-------- Data excerpt --------

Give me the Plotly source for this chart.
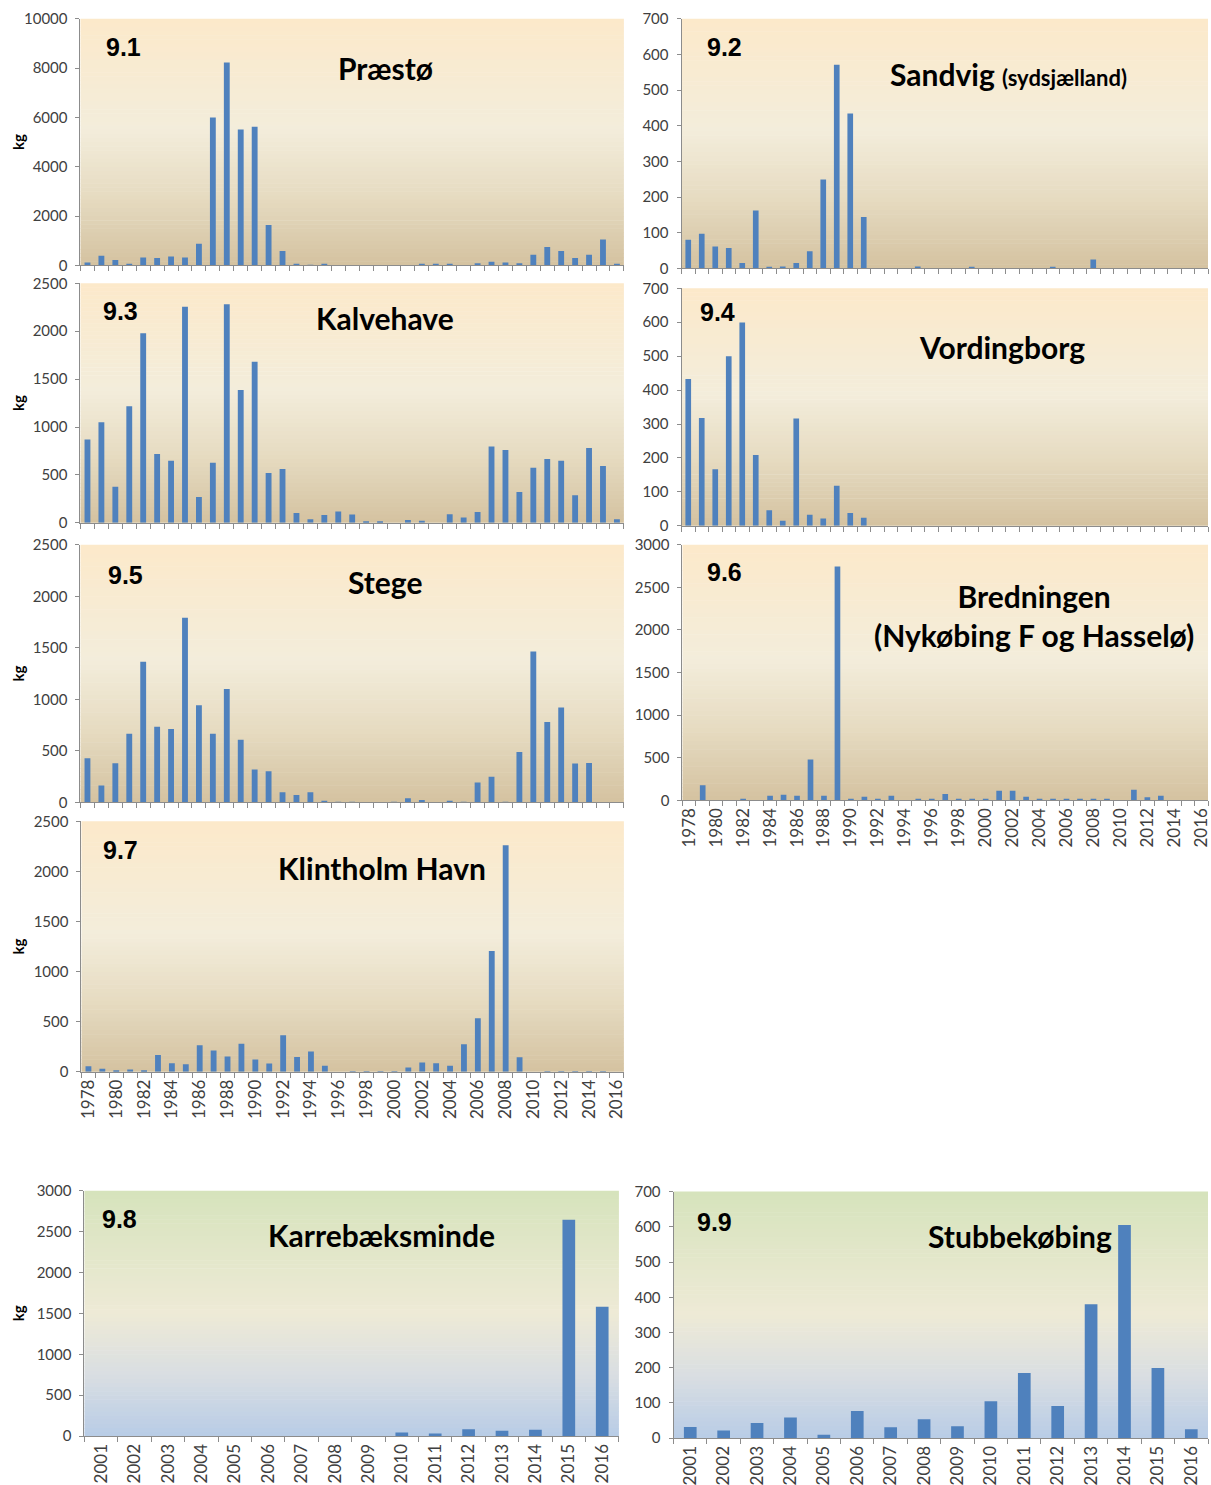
import plotly.graph_objects as go

# ---------------- data ----------------
years_long = list(range(1978, 2017))
years_short = list(range(2001, 2017))
tick_years_long = list(range(1978, 2017, 2))

praesto = [110, 390, 215, 30, 320, 300, 360, 320, 880,
           6000, 8230, 5510, 5620, 1640, 580, 30, 20, 30,
           0, 0, 0, 0, 0, 0, 30, 30, 30,
           0, 80, 150, 110, 80, 430, 740, 580, 300,
           430, 1050, 30]
sandvig = [80, 97, 61, 57, 15, 162, 3, 5, 15,
           48, 249, 571, 434, 144, 0, 0, 0, 5,
           0, 0, 0, 2, 0, 0, 0, 0, 0,
           2, 0, 0, 25, 0, 0, 0, 0, 0,
           0, 0, 0]
kalvehave = [870, 1050, 378, 1217, 1980, 718, 648, 2254, 270,
             628, 2282, 1387, 1682, 520, 562, 104, 38, 83,
             118, 87, 10, 10, 0, 31, 21, 0, 90,
             55, 114, 797, 760, 322, 576, 666, 648, 288,
             780, 593, 38]
vordingborg = [433, 318, 167, 500, 599, 209, 46, 15, 316,
               33, 22, 118, 38, 24, 0, 0, 0, 0,
               0, 0, 0, 0, 0, 0, 0, 0, 0,
               0, 0, 0, 0, 0, 0, 0, 0, 0,
               0, 0, 0]
stege = [428, 164, 380, 666, 1364, 734, 711, 1792, 943,
         666, 1100, 608, 318, 302, 97, 71, 97, 13,
         5, 5, 0, 0, 5, 39, 22, 0, 12,
         5, 193, 248, 5, 489, 1464, 779, 920, 376,
         383, 0, 0]
bredningen = [0, 176, 0, 0, 20, 0, 55, 66, 55,
              480, 55, 2746, 10, 43, 20, 55, 0, 10,
              20, 74, 10, 10, 10, 113, 113, 43, 20,
              10, 10, 10, 10, 10, 0, 125, 35, 55,
              0, 0, 0]
klintholm = [56, 30, 10, 23, 17, 169, 86, 76, 265,
             212, 152, 281, 122, 83, 364, 149, 202, 60,
             0, 5, 5, 5, 5, 43, 93, 86, 60,
             275, 536, 1205, 2262, 146, 0, 5, 5, 5,
             5, 5, 0]
karrebaeksminde = [0, 0, 0, 0, 0, 0, 0, 0, 0, 45, 33, 86, 65, 78, 2645, 1580]
stubbekobing = [32, 22, 43, 59, 10, 77, 31, 54, 34, 105, 185, 91, 380, 605, 199, 25]

panel_numbers = ["9.1", "9.2", "9.3", "9.4", "9.5", "9.6", "9.7", "9.8", "9.9"]
panel_titles = ["Præstø",
                "Sandvig <span style='font-size:22px'>(sydsjælland)</span>",
                "Kalvehave", "Vordingborg", "Stege",
                "Bredningen<br>(Nykøbing F og Hasselø)",
                "Klintholm Havn", "Karrebæksminde", "Stubbekøbing"]

# ---------------- styling ----------------
W, H = 1211, 1485
BAR = "#4F81BD"
AXIS = "#8C8C8C"
TXT = "#404040"
FONT = "Lato"

YELLOW = [(0.0, (252, 233, 202)), (0.45, (243, 237, 219)), (0.72, (230, 219, 193)), (1.0, (212, 194, 160))]
GREEN = [(0.0, (214, 227, 188)), (0.5, (238, 234, 214)), (0.75, (217, 222, 226)), (1.0, (184, 204, 230))]

# (series, x years, box px (x0, x1, ytop, ybottom), ymax, dtick, show x labels, kg label, gradient,
#  number pos, title pos)
specs = [
    (praesto, years_long, (76, 623, 18, 265), 10000, 2000, False, True, YELLOW, (119, 46), (383, 67)),
    (sandvig, years_long, (681, 1211, 18, 268), 700, 100, False, False, YELLOW, (724, 46), (1010, 73)),
    (kalvehave, years_long, (76, 623, 283, 523), 2500, 500, False, True, YELLOW, (116, 311), (383, 318)),
    (vordingborg, years_long, (681, 1211, 288, 526), 700, 100, False, False, YELLOW, (717, 312), (1004, 347)),
    (stege, years_long, (76, 623, 545, 803), 2500, 500, False, True, YELLOW, (121, 575), (383, 582)),
    (bredningen, years_long, (682, 1211, 545, 801), 3000, 500, True, False, YELLOW, (724, 572), (1036, 616)),
    (klintholm, years_long, (77, 623, 822, 1073), 2500, 500, True, True, YELLOW, (116, 851), (380, 869)),
    (karrebaeksminde, years_short, (80, 618, 1192, 1438), 3000, 500, True, True, GREEN, (115, 1220), (379, 1236)),
    (stubbekobing, years_short, (673, 1211, 1193, 1440), 700, 100, True, False, GREEN, (714, 1223), (1022, 1237)),
]

# screen-to-figure vertical correction observed in the rendered page
OY, SY = 9.2, 0.987


def fy(py):
    """paper y fraction for a reference pixel row"""
    return 1 - ((py - OY) / SY) / H


def grad_color(stops, t):
    for (t0, c0), (t1, c1) in zip(stops[:-1], stops[1:]):
        if t0 <= t <= t1:
            f = (t - t0) / (t1 - t0)
            c = [round(a + (b - a) * f) for a, b in zip(c0, c1)]
            return f"rgb({c[0]},{c[1]},{c[2]})"
    c = stops[-1][1]
    return f"rgb({c[0]},{c[1]},{c[2]})"


fig = go.Figure()
shapes = []
annotations = []
layout = {}

for i, (vals, yrs, box, ymax, dtick, showlab, kg, grad, numpos, titlepos) in enumerate(specs, start=1):
    sx = "" if i == 1 else str(i)
    x0, x1, yt, yb = box
    fig.add_trace(go.Bar(x=yrs, y=vals, marker_color=BAR, marker_line_width=0,
                         width=0.42 if len(yrs) > 20 else 0.38,
                         xaxis="x" + sx, yaxis="y" + sx, showlegend=False))
    tv = tick_years_long if len(yrs) > 20 else yrs
    bounds = [y - 0.5 for y in yrs] + [yrs[-1] + 0.5]
    layout["xaxis" + sx] = dict(
        domain=[x0 / W, min(x1 / W, 1.0)], anchor="y" + sx,
        range=[yrs[0] - 0.5, yrs[-1] + 0.5],
        tickmode="array", tickvals=tv, ticktext=[str(v) for v in tv],
        showticklabels=showlab, tickangle=-90, ticklabeloverflow="allow",
        tickfont=dict(family=FONT, size=17, color=TXT),
        ticks="", showline=True, linecolor=AXIS, linewidth=1,
        showgrid=False, zeroline=False, fixedrange=True,
        minor=dict(tickmode="array", tickvals=bounds, ticks="outside",
                   ticklen=5, tickcolor=AXIS, tickwidth=1, showgrid=False),
    )
    layout["yaxis" + sx] = dict(
        domain=[fy(yb), fy(yt)], anchor="x" + sx,
        range=[0, ymax], dtick=dtick, tick0=0, tickformat="d",
        tickfont=dict(family=FONT, size=15, color=TXT),
        ticks="outside", ticklen=4, tickcolor=AXIS, ticklabelstandoff=5,
        showline=True, linecolor=AXIS, linewidth=1,
        showgrid=False, zeroline=False, fixedrange=True,
    )
    # gradient plot-area background
    N = 60
    for k in range(N):
        t0, t1 = k / N, (k + 1) / N
        shapes.append(dict(type="rect", xref=f"x{sx} domain", yref=f"y{sx} domain",
                           x0=0, x1=1, y0=max(0, 1 - t1 - 0.002), y1=1 - t0,
                           fillcolor=grad_color(grad, (t0 + t1) / 2),
                           line=dict(width=0), layer="below"))
    annotations.append(dict(text="<b>" + panel_numbers[i - 1] + "</b>", x=numpos[0] / W, y=fy(numpos[1]),
                            xref="paper", yref="paper", showarrow=False, xanchor="center", yanchor="middle",
                            font=dict(family="Liberation Sans", size=25, color="black")))
    annotations.append(dict(text="<b>" + panel_titles[i - 1] + "</b>", x=titlepos[0] / W, y=fy(titlepos[1]),
                            xref="paper", yref="paper", showarrow=False, xanchor="center", yanchor="middle",
                            font=dict(family=FONT, size=30, color="black")))
    if kg:
        annotations.append(dict(text="<b>kg</b>", x=13 / W, y=fy((yt + yb) / 2),
                                xref="paper", yref="paper", showarrow=False, textangle=-90,
                                xanchor="center", yanchor="middle",
                                font=dict(family=FONT, size=15, color="black")))

fig.update_layout(
    width=W, height=H, margin=dict(l=0, r=0, t=0, b=0),
    paper_bgcolor="white", plot_bgcolor="white",
    shapes=shapes, annotations=annotations, bargap=0.5,
    **layout,
)

fig.write_html("out.html", config={"displayModeBar": False},
               post_script="document.body.style.margin='0';document.body.style.overflow='hidden';")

--------

Directions for this task: Return the material line for line, from its beginning to the line that contains "tick_years_long = list(range(1978, 2017, 2))", with the pictures left out.

Output:
Give me the Plotly source for this chart.
import plotly.graph_objects as go

# ---------------- data ----------------
years_long = list(range(1978, 2017))
years_short = list(range(2001, 2017))
tick_years_long = list(range(1978, 2017, 2))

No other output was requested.